The present invention relates to a power conversion apparatus.
One of the background arts in the present technical field is that disclosed in Japanese Patent Laid-open No. 2011-124503 (Patent Literature 1). This document describes that an electromagnetic noise in a high frequency band is suppressed from being radiated from a space between the back of a wiring board and the internal surface of a housing.
Japanese Patent Laid-Open No. 2014-27180 (Patent Literature 2) describes that a circuit board which makes it possible to achieve both size reduction and suppression of malfunctions due to mutual interference between elements, noise, or the like is provided.

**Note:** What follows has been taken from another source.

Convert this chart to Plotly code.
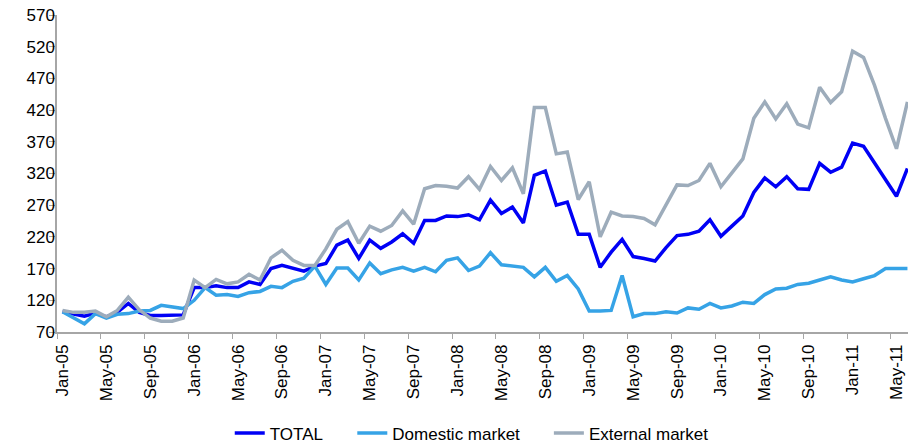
import pandas as pd
import plotly.graph_objects as go

# monthly categories Jan-05 .. Jun-11
months = list(pd.date_range("2005-01-01", periods=78, freq="MS").strftime("%b-%y"))

total = [
    102, 99, 95, 100, 94, 101, 115, 101, 96, 96, 96, 97,
    140, 140, 143, 140, 140, 149, 145, 170, 175, 171, 166, 174,
    178, 207, 215, 186, 215, 202, 212, 225, 210, 246, 246, 253,
    252, 255, 247, 278, 257, 267, 242, 317, 324, 270, 275, 224,
    224, 172, 196, 216, 189, 186, 182, 203, 222, 224, 229, 247,
    221, 237, 253, 290, 313, 299, 315, 296, 295, 336, 322, 330,
    368, 363, 337, 310, 284, 328,
]
domestic = [
    102, 92, 83, 99, 92, 98, 99, 103, 104, 112, 109, 107,
    120, 140, 128, 129, 126, 132, 134, 142, 140, 150, 155, 174,
    145, 171, 171, 152, 179, 162, 168, 172, 166, 172, 165, 183,
    187, 167, 174, 195, 176, 174, 172, 157, 172, 150, 159, 138,
    103, 103, 104, 159, 94, 99, 99, 102, 100, 108, 106, 115,
    108, 111, 117, 115, 129, 138, 139, 145, 147, 152, 157, 152,
    149, 154, 159, 170, 170, 170,
]
external = [
    104, 101, 101, 103, 94, 104, 125, 105, 92, 87, 87, 92,
    152, 140, 153, 146, 149, 161, 152, 187, 199, 183, 175, 175,
    201, 232, 244, 210, 237, 229, 238, 261, 240, 296, 301, 300,
    297, 315, 295, 331, 309, 329, 288, 424, 424, 351, 354, 279,
    307, 220, 259, 253, 252, 249, 239, 271, 302, 301, 309, 336,
    299, 321, 343, 407, 433, 406, 430, 398, 392, 456, 432, 449,
    513, 503, 459, 407, 359, 433,
]

# name, values, colour, legend slot, legend x (paper)
series = [
    ("TOTAL", total, "#0000F5", "legend", 0.203),
    ("Domestic market", domestic, "#36A3E6", "legend2", 0.347),
    ("External market", external, "#9DACBB", "legend3", 0.578),
]

FONT = "Liberation Sans, Arial, sans-serif"
AXIS = "#A6A6A6"

fig = go.Figure()
legends = {}
for name, vals, color, leg, lx in series:
    fig.add_trace(go.Scatter(
        x=months, y=vals, mode="lines", name=name, legend=leg,
        line=dict(color=color, width=3.5),
    ))
    legends[leg] = dict(
        orientation="h", x=lx, xanchor="left", y=-0.32, yanchor="middle",
        font=dict(size=17), itemwidth=30, bgcolor="rgba(0,0,0,0)",
    )

fig.update_layout(
    width=908, height=445,
    template="plotly_white",
    plot_bgcolor="white", paper_bgcolor="white",
    margin=dict(l=57, r=0, t=15, b=113, autoexpand=False),
    font=dict(family=FONT, size=17, color="#000000"),
    showlegend=True,
    xaxis=dict(
        type="category", range=[-0.5, 77.05],
        tickmode="linear", tick0=0, dtick=4, tickson="boundaries",
        tickangle=-90, ticks="outside", ticklen=5, tickcolor=AXIS,
        showline=True, linecolor=AXIS, linewidth=1.5,
        showgrid=False, zeroline=False, ticklabelstandoff=4,
        tickfont=dict(size=17),
    ),
    yaxis=dict(
        range=[70, 570], tickmode="linear", tick0=70, dtick=50,
        ticks="outside", ticklen=6, tickcolor=AXIS,
        showline=True, linecolor=AXIS, linewidth=1.5,
        showgrid=False, zeroline=False, ticklabelstandoff=-9,
        tickfont=dict(size=17),
    ),
    **legends,
)

fig.write_html(
    "out.html",
    config={"displayModeBar": False},
    post_script="document.body.style.margin='0';document.body.style.overflow='hidden';",
)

PTL 1: Japanese Patent Laid-Open No. 2011-124503
PTL 2: Japanese Patent Laid-Open No. 2014-27180
To ship power conversion apparatuses (inverters, converters) to the market, it is required to reduce electromagnetic noise to make them compliant with the EMC (Electromagnetic Compatibility) standards. To reduce electromagnetic noise, it is in common use to add a filter circuit element such as a capacitor to a power supply line or an output line. However, addition of a filter circuit element poses a problem of an increased volume of equipment. Patent Literature 1 and 2 describe techniques of periodically disposing conductors without use of a filter circuit element to prevent propagation of noise. However, the methods in these prior arts are for preventing propagation of electromagnetic noise, produced by an integrated circuit in a printed board, within the printed board; but the methods are inapplicable to equipment, such as a power conversion apparatus, in which a printed board is not used for a high-voltage, high-current system.
Accordingly, the present invention provides a power conversion apparatus with a wiring structure that suppresses noise propagation without use of a filter circuit element leading to increase in the volume of equipment.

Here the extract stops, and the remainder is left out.